“You only learn who has been swimming naked when the tide goes out…” ~ Warren Buffett
Beijing’s de-leveraging campaign, to set the economy on a sustainable path, is starting to expose some of the excesses in financial markets.
Local governments owe some 49 trillion yuan (about $7 trillion or 50% of China’s GDP) in off-balance-sheet debt through local government finance vehicles (LGFVs). LGFVs generate no income themselves and are reliant on revenue flows from the city government to service the debt. Local governments in the past generated substantial revenue through land sales but dwindling sales make debt servicing a challenge. Many LGFVs are experiencing cash flow problems and have resorted to borrowing in shadow finance markets to meet their commitments. Interest rates are close to 10% and will simply accelerate the inevitable implosion.
This map from Rhodium highlights the most severely affected LGFVs, where debt in some cases exceeds 30 times local government revenues:
China’s Ministry of Finance (MOF) is attempting to keep a lid on the problem, offering long-term low interest loans from China Development Bank to repay shadow financing. Zhenjiang, an eastern city of Jiangsu province was one of the first beneficiaries, in March 2019. But debt substitution merely prolongs the crisis unless the city can sell off marketable assets to repay debt. Marketable assets which are, in many cases, proving hard to find.
This detailed report from Rhodium examines the problem.
State-owned Enterprises (SOEs)
We are also witnessing a $1.25 billion default by local government-owned Tewoo Group:
“China’s Tewoo Group has forced investors to take losses on a US dollar bond, marking the largest failure to repay dollar debt by a state-owned company in two decades….The commodities trader, which is wholly owned by the city government of Tianjin, completed an exchange offer this week that made investors take significant discounts on their holdings in the company’s debt.”
“The offer was ‘tantamount to a default’, S&P Global Ratings said on Thursday.” ~ FT.com
Based out of Tianjin, Tewoo is a bulk trader of commodities such as metals (ferrous & nonferrous), energy, minerals and chemicals….
In 2017, it had a turnover of $66.6 billion with profits of $122 million and was ranked 129th in the Fortune Global 500 list & 28th in the Chinese enterprises list. The company employs more than 19,000 professionals and has operations across the US, Germany, Japan and Singapore.
Tewoo’s financial challenges are closely linked to Bohai Steel Group, a business associate which has filed for liquidation due to high leverage. Bohai’s bankruptcy in 2018 triggered systemic risk in Tianjin’s financial market and Tewoo has been facing serious liquidity challenges in recent months. ~ MoneyControl
Many small and medium-sized banks are overly reliant on wholesale markets for funding and tightening credit has left them high and dry.

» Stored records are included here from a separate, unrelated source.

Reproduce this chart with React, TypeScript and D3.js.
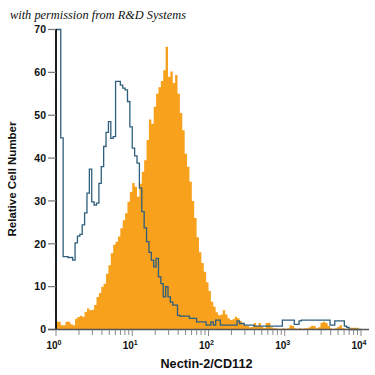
import React from "react";
import * as d3 from "d3";

// 128 log-spaced bins from 10^0 to 10^4
const orangeCounts: number[] = [
  1.8, 1.8, 1.0, 1.0, 1.8, 1.8, 1.2, 1.0, 2.5, 2.9,
  3.2, 3.0, 4.1, 4.9, 4.5, 4.6, 5.7, 7.6, 8.5, 10,
  10.7, 13, 15, 17.8, 19.8, 20.5, 21.7, 23.6, 25.5, 27.1,
  29.8, 32.1, 34.2, 33.3, 31, 34, 36.8, 39.5, 44.2, 49,
  48, 52, 55, 56.5, 58, 60.5, 66, 59, 60.2, 57.5,
  59.4, 55, 50.5, 46.5, 41, 38, 34.5, 30, 26, 21.5,
  18, 15.5, 13.5, 11, 9, 6.5, 5.3, 4, 3.3, 3.5,
  4.5, 3.5, 2.6, 2.2, 2.4, 3.0, 2.6, 2.0, 1.2, 1.0,
  0.8, 0.5, 0.6, 1.5, 0.8, 1.5, 0.6, 0.3, 1.5, 1.6,
  0.5, 0.3, 0.3, 0.2, 0.2, 0.3, 0.2, 0.3, 1.0, 0.8,
  0.3, 0.2, 0.3, 0.2, 0.3, 0.3, 0.5, 0.9, 0.8, 0.3,
  0.5, 1.6, 1.8, 1.5, 0.8, 0.3, 0.0, 0.3, 0.6, 1.0,
  0.3, 0.2, 0.2, 0.4, 0.4, 0.4, 0.4, 0.0,
];

const blueCounts: number[] = [
  70, 70, 44.7, 17, 17, 16.8, 16.8, 16.2, 20.2, 21.8,
  22.2, 24.4, 27.2, 31.8, 37.4, 29.8, 29, 29.5, 34.1, 38,
  42.7, 46, 48.5, 44.6, 45, 57.9, 57.9, 57, 56.3, 55.9,
  53.2, 47.3, 42.3, 40.5, 38.8, 33, 27.5, 23.7, 20.5, 18,
  16.2, 14.6, 16.6, 12.3, 10.7, 7.6, 10, 7.6, 6.4, 5.7,
  5.7, 3.3, 3.1, 3.1, 3.1, 3.1, 2.6, 2.6, 2.6, 1.8,
  1.8, 1.8, 1.8, 1.0, 1.0, 1.8, 1.0, 2.2, 2.2, 1.0,
  1.0, 1.0, 1.0, 1.0, 1.0, 1.0, 2.0, 1.4, 1.4, 1.0,
  1.0, 1.0, 1.0, 0.8, 0.8, 0.8, 0.8, 0.8, 0.8, 0.8,
  0.8, 0.8, 0.8, 0.8, 0.8, 2.2, 2.2, 2.2, 2.2, 2.2,
  1.2, 1.2, 2.0, 2.2, 2.2, 2.2, 2.2, 2.2, 2.2, 2.2,
  2.2, 2.2, 2.2, 2.2, 2.2, 1.0, 1.0, 2.0, 2.0, 2.0,
  2.0, 0.8, 0.5, 0, 0, 0, 0, 0,
];

const yTicks: number[] = [0, 10, 20, 30, 40, 50, 60, 70];
const xDecades: number[] = [0, 1, 2, 3, 4];

const W = 375;
const H = 375;

export default function App() {
  const x = d3.scaleLog().domain([1, 10000]).range([56, 361]);
  const y = d3.scaleLinear().domain([0, 70]).range([329.5, 29.5]);
  const n = orangeCounts.length;
  const edge = (i: number) => Math.pow(10, (4 * i) / n);

  const ptsO: [number, number][] = orangeCounts.map((v, i) => [edge(i), v]);
  ptsO.push([edge(n), orangeCounts[n - 1]]);
  const area = d3
    .area<[number, number]>()
    .x((d) => x(d[0]))
    .y0(y(0))
    .y1((d) => y(d[1]))
    .curve(d3.curveStepAfter);

  const ptsB: [number, number][] = [[edge(0), 0]];
  blueCounts.forEach((v, i) => ptsB.push([edge(i), v]));
  ptsB.push([edge(n), 0]);
  const line = d3
    .line<[number, number]>()
    .x((d) => x(d[0]))
    .y((d) => y(Math.min(d[1], 70)))
    .curve(d3.curveStepAfter);

  const minor: number[] = [];
  for (let e = 0; e < 4; e++) {
    for (let k = 2; k <= 9; k++) minor.push(k * Math.pow(10, e));
  }

  const font = "'Liberation Sans', Arial, sans-serif";

  return (
    <svg width={W} height={H} style={{ display: "block", position: "absolute", left: 0, top: 0 }}>
      <rect width={W} height={H} fill="#fff" />
      <text
        x={10}
        y={19}
        fontFamily="'Liberation Serif', serif"
        fontStyle="italic"
        fontSize={11.5}
        textLength={176}
        lengthAdjust="spacingAndGlyphs"
        fill="#111"
      >
        with permission from R&amp;D Systems
      </text>

      <path d={area(ptsO) || ""} fill="#F7A11D" />
      <path d={line(ptsB) || ""} fill="none" stroke="#2f5f7d" strokeWidth={1.3} />

      {/* y axis */}
      <line x1={56} x2={56} y1={29} y2={330} stroke="#000" strokeWidth={1.6} />
      {yTicks.map((t) => (
        <g key={t}>
          <line x1={48} x2={56} y1={y(t)} y2={y(t)} stroke="#777" strokeWidth={1.2} />
          <text
            x={46}
            y={y(t) + 3.8}
            textAnchor="end"
            fontFamily={font}
            fontWeight="bold"
            fontSize={10.5}
            fill="#111"
          >
            {t}
          </text>
        </g>
      ))}
      <text
        transform={`translate(16,179) rotate(-90)`}
        textAnchor="middle"
        fontFamily={font}
        fontWeight="bold"
        fontSize={11}
        textLength={115}
        lengthAdjust="spacingAndGlyphs"
        fill="#111"
      >
        Relative Cell Number
      </text>

      {/* x axis */}
      <line x1={48} x2={369} y1={329.5} y2={329.5} stroke="#555" strokeWidth={1.5} />
      {minor.map((v) => (
        <line key={"m" + v} x1={x(v)} x2={x(v)} y1={330} y2={335} stroke="#888" strokeWidth={1} />
      ))}
      {xDecades.map((e) => (
        <g key={e}>
          <line
            x1={x(Math.pow(10, e))}
            x2={x(Math.pow(10, e))}
            y1={330}
            y2={336}
            stroke="#888"
            strokeWidth={1}
          />
          <text
            x={x(Math.pow(10, e)) - 2}
            y={349}
            textAnchor="middle"
            fontFamily={font}
            fontWeight="bold"
            fontSize={10}
            fill="#111"
          >
            10
            <tspan dy={-4} fontSize={7}>
              {e}
            </tspan>
          </text>
        </g>
      ))}
      <text
        x={206.5}
        y={368}
        textAnchor="middle"
        fontFamily={font}
        fontWeight="bold"
        fontSize={12}
        textLength={92}
        lengthAdjust="spacingAndGlyphs"
        fill="#111"
      >
        Nectin-2/CD112
      </text>
    </svg>
  );
}
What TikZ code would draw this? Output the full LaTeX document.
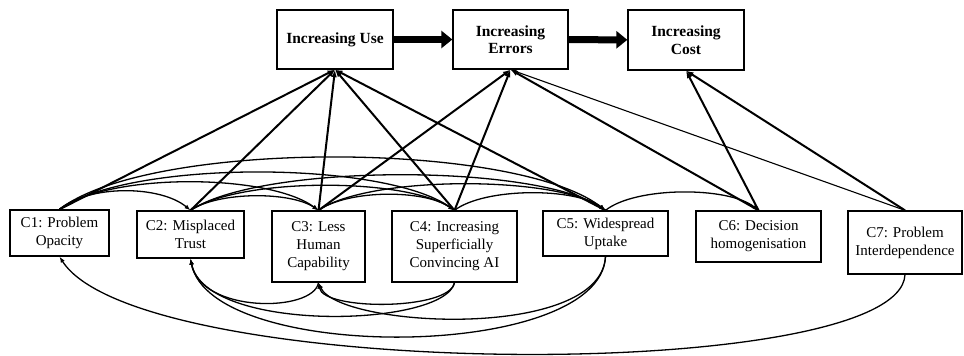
\documentclass[tikz,border=0pt]{standalone}
\usepackage{fontspec}
\setmainfont{Liberation Serif}
\usetikzlibrary{arrows.meta}
\tikzset{cbox/.style={draw, line width=1.3pt, align=center, inner sep=2pt,
  font=\fontsize{15}{18}\selectfont},
  topbox/.style={cbox, font=\bfseries\fontsize{15.5}{17.5}\selectfont},
  link/.style={line width=2pt, -{Latex[length=7.5pt,width=5.5pt]}},
  thinlink/.style={line width=1.1pt, -{Latex[length=6pt,width=4.5pt]}},
  bendlink/.style={line width=1.3pt, -{Latex[length=6pt,width=4.5pt]}},
  bigarrow/.style={line width=7pt, -{Triangle[length=11pt,width=17pt]}}}

\begin{document}
\begin{tikzpicture}[x=1pt,y=-1pt]
\useasboundingbox (0,0) rectangle (964,356);

\node[topbox, minimum width=116pt, minimum height=59pt] (use) at (335,39.5) {Increasing Use};
\node[topbox, minimum width=115pt, minimum height=59pt] (err) at (510.5,39.5) {Increasing\\Errors};
\node[topbox, minimum width=116pt, minimum height=60pt] (cost) at (686,40) {Increasing\\Cost};

\node[cbox, minimum width=99pt, minimum height=46pt] (c1) at (59.5,233) {C1: Problem\\Opacity};
\node[cbox, minimum width=107pt, minimum height=47pt] (c2) at (190.5,234.5) {C2: Misplaced\\Trust};
\node[cbox, minimum width=93pt, minimum height=71pt] (c3) at (318.5,246.5) {C3: Less\\Human\\Capability};
\node[cbox, minimum width=125pt, minimum height=71pt] (c4) at (454.5,246.5) {C4: Increasing\\Superficially\\Convincing AI};
\node[cbox, minimum width=125pt, minimum height=45pt] (c5) at (605.5,233.5) {C5: Widespread\\Uptake};
\node[cbox, minimum width=125pt, minimum height=51pt] (c6) at (758.5,236.5) {C6: Decision\\homogenisation};
\node[cbox, minimum width=114pt, minimum height=63pt] (c7) at (905,242.5) {C7: Problem\\Interdependence};

\draw[bigarrow] (use) -- (err);
\draw[bigarrow] (err) -- (cost);

\draw[link] (c1.north) -- (use.south);
\draw[link] (c2.north) -- (use.south);
\draw[link] (c3.north) -- (use.south);
\draw[link] (c4.north) -- (use.south);
\draw[link] (c5.north) -- (use.south);

\draw[link] (c3.north) -- (err.south);
\draw[link] (c4.north) -- (err.south);
\draw[link] (c6.north) -- (err.south);
\draw[thinlink] (c7.north) -- (err.south);

\draw[link] (c6.north) -- (cost.south);
\draw[link] (c7.north) -- (cost.south);

% arcs above the boxes
\draw[bendlink] (c1.north) .. controls +(30,-25) and +(-30,-25) .. (c2.north);
\draw[bendlink] (c1.north) .. controls +(50,-37) and +(-50,-37) .. (c3.north);
\draw[bendlink] (c1.north) .. controls +(70,-50) and +(-70,-50) .. (c4.north);
\draw[bendlink] (c1.north) .. controls +(90,-70) and +(-90,-70) .. (c5.north);
\draw[bendlink] (c2.north) .. controls +(28,-19) and +(-28,-19) .. (c3.north);
\draw[bendlink] (c2.north) .. controls +(50,-33) and +(-50,-33) .. (c4.north);
\draw[bendlink] (c2.north) .. controls +(70,-47) and +(-70,-47) .. (c5.north);
\draw[bendlink] (c3.north) .. controls +(30,-21) and +(-30,-21) .. (c4.north);
\draw[bendlink] (c3.north) .. controls +(50,-35) and +(-50,-35) .. (c5.north);
\draw[bendlink] (c4.north) .. controls +(30,-23) and +(-30,-23) .. (c5.north);
\draw[bendlink] (c5.north) .. controls +(30,-24) and +(-30,-24) .. (c6.north);

% arcs below the boxes
\draw[bendlink] (c3.south) .. controls +(-5,30) and +(10,55) .. (c2.south);
\draw[bendlink] (c4.south) .. controls +(-5,28) and +(5,28) .. (c3.south);
\draw[bendlink] (c4.south) .. controls +(-10,45) and +(15,75) .. (c2.south);
\draw[bendlink] (c5.south) .. controls +(-5,85) and +(20,45) .. (c3.south);
\draw[bendlink] (c5.south) .. controls +(-5,105) and +(20,105) .. (c2.south);
\draw[bendlink] (c7.south) .. controls +(-5,110) and +(80,125) .. (c1.south);

\end{tikzpicture}
\end{document}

Barclays Research highlighted a number of banks that had failed to submit their 2018 annual reports on time (source Zero Hedge/Macrobusiness):
- Baoshang Bank underwent a state takeover in May.
- Bank of Jinzhou was taken over by state-owned strategic investors in July.
- Heng Feng Bank was taken over by China’s sovereign wealth fund in August.
- Troubled Anbang Insurance Group is selling a 35% stake in Chengdu Rural Commercial Bank to “an investment firm owned by the southwestern city of Chengdu.” (Caixin)
While, according to Caixin:
“China’s Hengfeng Bank will raise 100 billion yuan ($14.21 billion) through a private placement to a group of state and foreign investors…..The troubled Shandong-based lender will issue 100 billion shares, Hengfeng said Wednesday in a statement.”
Foreign investment is simply window-dressing, with Singapore’s United Overseas Bank subscribing for 4% of the new issue. Probably with a “put” on the other state-owned purchasers.
“The bailouts for China’s troubled small banks roll on……China’s sneaky system-wide bank bailout is well underway.” ~ Trivium China
Efforts by Beijing to curb exponential debt growth are praiseworthy, but are likely to come at a substantial cost. Expect GDP growth to slow and gradual “Japanification” as the state attempts to avoid hard choices, supporting the continued existence of “zombie” companies ……and sclerosis of the Chinese economy.